- Work to complete: Copy nothing but the text: reproduce each line of the listing exactly and leave the pictures out.

#### Material

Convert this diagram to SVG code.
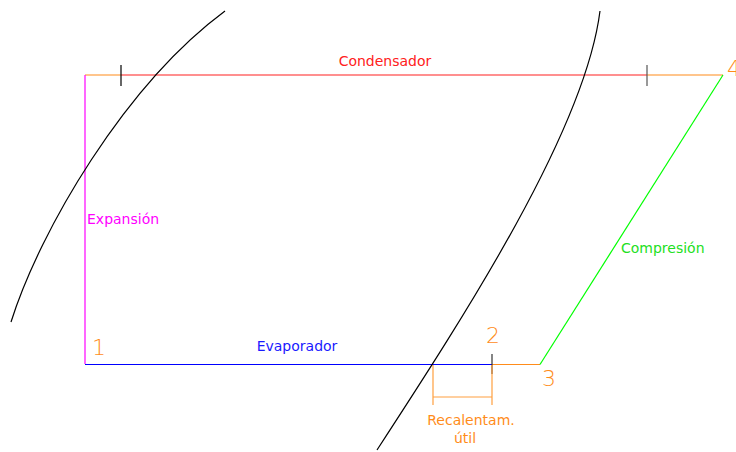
<svg xmlns="http://www.w3.org/2000/svg" width="736" height="452" viewBox="0 0 736 452">
<style>
.t{font-family:"DejaVu Sans","Liberation Sans",sans-serif;font-size:14px}
.n{font-family:"DejaVu Sans","Liberation Sans",sans-serif;font-size:22px;font-weight:200;fill:#ff8c1a}
.ln{fill:none;stroke-width:1.2}
</style>
<rect width="736" height="452" fill="#ffffff"/>
<g id="connectors">
<path class="ln" d="M85,75 H121" stroke="#ff8c1a"/>
<path class="ln" d="M121,75 H647" stroke="#ff2020"/>
<path class="ln" d="M647,75 H723" stroke="#ff8c1a"/>
<path class="ln" d="M85,75 V364" stroke="#ff00ff"/>
<path class="ln" d="M85,364.5 H492" stroke="#0000ff"/>
<path class="ln" d="M492,364.5 H540" stroke="#ff8c1a"/>
<path class="ln" d="M540,364.5 L723,75" stroke="#00ff00"/>
<path class="ln" d="M121,65 V86" stroke="#000"/>
<path class="ln" d="M647,65 V86" stroke="#555"/>
<path class="ln" d="M492,354 V374" stroke="#333"/>
<path class="ln" d="M433,365 V405 M492,365 V405 M433,397 H492" stroke="#ffa040"/>
<path class="ln" d="M11,322 C40,230 125,85 225,11" stroke="#000"/>
<path class="ln" d="M377,450 C465,315 585,130 600,11" stroke="#000"/>
</g>
<g id="condensador"><text class="t" x="385" y="66" text-anchor="middle" fill="#ff2020">Condensador</text></g>
<g id="expansion"><text class="t" x="87" y="224" fill="#ff00ff">Expansión</text></g>
<g id="evaporador"><text class="t" x="297" y="351" text-anchor="middle" fill="#1a1aff">Evaporador</text></g>
<g id="compresion"><text class="t" x="621" y="253" fill="#22e022">Compresión</text></g>
<g id="recalentam"><text class="t" x="471" y="425" text-anchor="middle" fill="#ff8c1a">Recalentam.</text><text class="t" x="465" y="443" text-anchor="middle" fill="#ff8c1a">útil</text></g>
<g id="p1"><text class="n" x="92" y="355">1</text></g>
<g id="p2"><text class="n" x="486" y="343">2</text></g>
<g id="p3"><text class="n" x="542" y="386">3</text></g>
<g id="p4"><text class="n" x="727" y="76">4</text></g>
</svg>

########

- Output of the exercise:
Convert this diagram to SVG code.
<svg xmlns="http://www.w3.org/2000/svg" width="736" height="452" viewBox="0 0 736 452">
<style>
.t{font-family:"DejaVu Sans","Liberation Sans",sans-serif;font-size:14px}
.n{font-family:"DejaVu Sans","Liberation Sans",sans-serif;font-size:22px;font-weight:200;fill:#ff8c1a}
.ln{fill:none;stroke-width:1.2}
</style>
<rect width="736" height="452" fill="#ffffff"/>
<g id="connectors">
<path class="ln" d="M85,75 H121" stroke="#ff8c1a"/>
<path class="ln" d="M121,75 H647" stroke="#ff2020"/>
<path class="ln" d="M647,75 H723" stroke="#ff8c1a"/>
<path class="ln" d="M85,75 V364" stroke="#ff00ff"/>
<path class="ln" d="M85,364.5 H492" stroke="#0000ff"/>
<path class="ln" d="M492,364.5 H540" stroke="#ff8c1a"/>
<path class="ln" d="M540,364.5 L723,75" stroke="#00ff00"/>
<path class="ln" d="M121,65 V86" stroke="#000"/>
<path class="ln" d="M647,65 V86" stroke="#555"/>
<path class="ln" d="M492,354 V374" stroke="#333"/>
<path class="ln" d="M433,365 V405 M492,365 V405 M433,397 H492" stroke="#ffa040"/>
<path class="ln" d="M11,322 C40,230 125,85 225,11" stroke="#000"/>
<path class="ln" d="M377,450 C465,315 585,130 600,11" stroke="#000"/>
</g>
<g id="condensador"><text class="t" x="385" y="66" text-anchor="middle" fill="#ff2020">Condensador</text></g>
<g id="expansion"><text class="t" x="87" y="224" fill="#ff00ff">Expansión</text></g>
<g id="evaporador"><text class="t" x="297" y="351" text-anchor="middle" fill="#1a1aff">Evaporador</text></g>
<g id="compresion"><text class="t" x="621" y="253" fill="#22e022">Compresión</text></g>
<g id="recalentam"><text class="t" x="471" y="425" text-anchor="middle" fill="#ff8c1a">Recalentam.</text><text class="t" x="465" y="443" text-anchor="middle" fill="#ff8c1a">útil</text></g>
<g id="p1"><text class="n" x="92" y="355">1</text></g>
<g id="p2"><text class="n" x="486" y="343">2</text></g>
<g id="p3"><text class="n" x="542" y="386">3</text></g>
<g id="p4"><text class="n" x="727" y="76">4</text></g>
</svg>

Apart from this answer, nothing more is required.